At the AAAC meeting, NASA’s Eric Smith confirms that JWST is on a boat and in transit to Kourou; on track for Dec. 18 launch.

Smith also said an investigation into allegations of discriminatory practices by James Webb, linked to a petition calling for the mission’s renaming, “found no evidence at this time that warrants changing the name.” [He referred to a statement I don’t think NASA has made public.]
 
NASA does not plan to rename its new $10 billion technological marvel, the James Webb Space Telescope, despite concerns that its namesake, former NASA administrator James Webb, went along with government discrimination against gay and lesbian employees in the 1950s and 1960s.

The space agency tells NPR it has investigated the matter and decided to keep the telescope's name as is, ahead of the long-awaited launch in December.

"We have found no evidence at this time that warrants changing the name of the James Webb Space Telescope," says NASA administrator Bill Nelson.
 
View: https://twitter.com/mims/status/1449375672657489921


Here’s one to send you for a mental loop:

The telescope so big that it that may allow us to find extraterrestrial life led directly to the manufacture of the display on which you’re probably reading this now.




The 18, 1.32 meter-wide mirrors of the James Webb Space Telescope, to be launched into deep space this December, must all be smooth to within a few angstroms (can’t be off by more than a few atoms in thicknesss).

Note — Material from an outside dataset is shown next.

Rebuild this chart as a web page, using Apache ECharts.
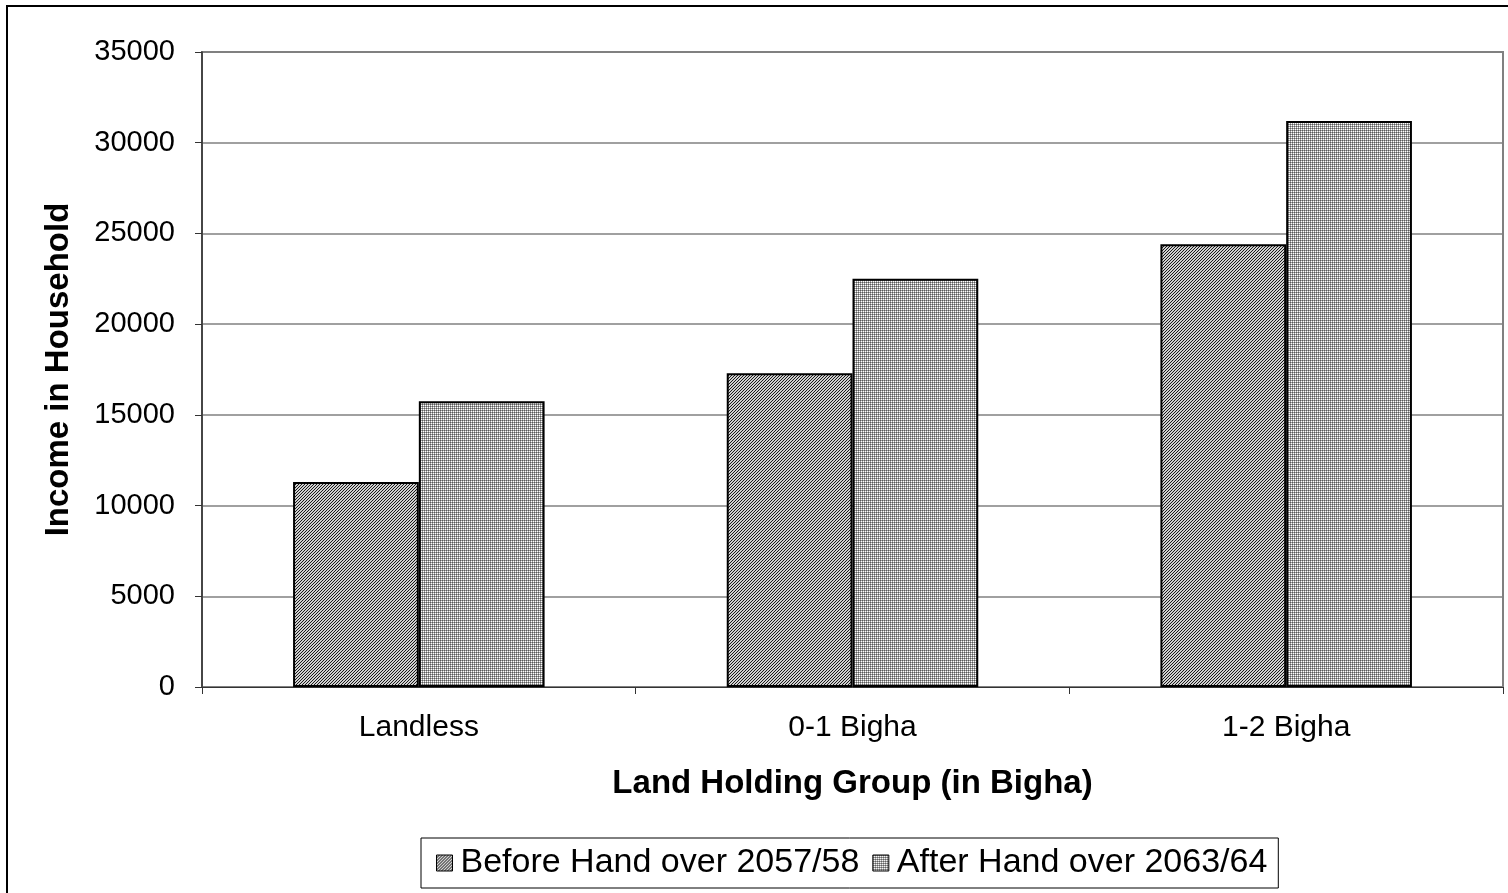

When NASA stipulated this 20+ years ago, it was impossible.




Tinsley optics, which had already made the corrective lenses for the Hubble Space Telescope, which then brought us decades of stunning images from deep space, bid on polishing these mirrors to a then unheard-of level of perfection.




Fast forward to 2012. Tinsley is winding down production of the James Webb telescope mirrors. But what to do with the purpose-built equipment for polishing these mirrors to unheard-of perfection?




Enter Coherent, the laser company.

Coherent, and a competitor or two, make the schoolbus-size “linebeam” systems that help make near-perfect sheets of silicon, on which OLED and some other displays are made.

They needed giant optics.

Like those on the James Webb.




So! NASA asks the impossible in order to satisfy human curiosity. (Are we alone in the universe?)

And they fund the development of the tech they need. And that leads to economical production of the phone displays we all stare at too many hours a day.




How often does this happen? How much of our modern world do we owe to NASA (and to be fair, DoD) funding “crazy” research to solve problems with no immediate commercial application?

It’s happened thousands of times.

Everything from the DustBuster to the internet are the result.






 
"Technicians were preparing to attach Webb to the launch vehicle adapter, which is used to integrate the observatory with the upper stage of the Ariane 5 rocket," NASA said in a blog post. "A sudden, unplanned release of a clamp band—which secures Webb to the launch vehicle adapter—caused a vibration throughout the observatory."

 
"Technicians were preparing to attach Webb to the launch vehicle adapter, which is used to integrate the observatory with the upper stage of the Ariane 5 rocket," NASA said in a blog post. "A sudden, unplanned release of a clamp band—which secures Webb to the launch vehicle adapter—caused a vibration throughout the observatory."

It sometimes feels like JWST is cursed!!!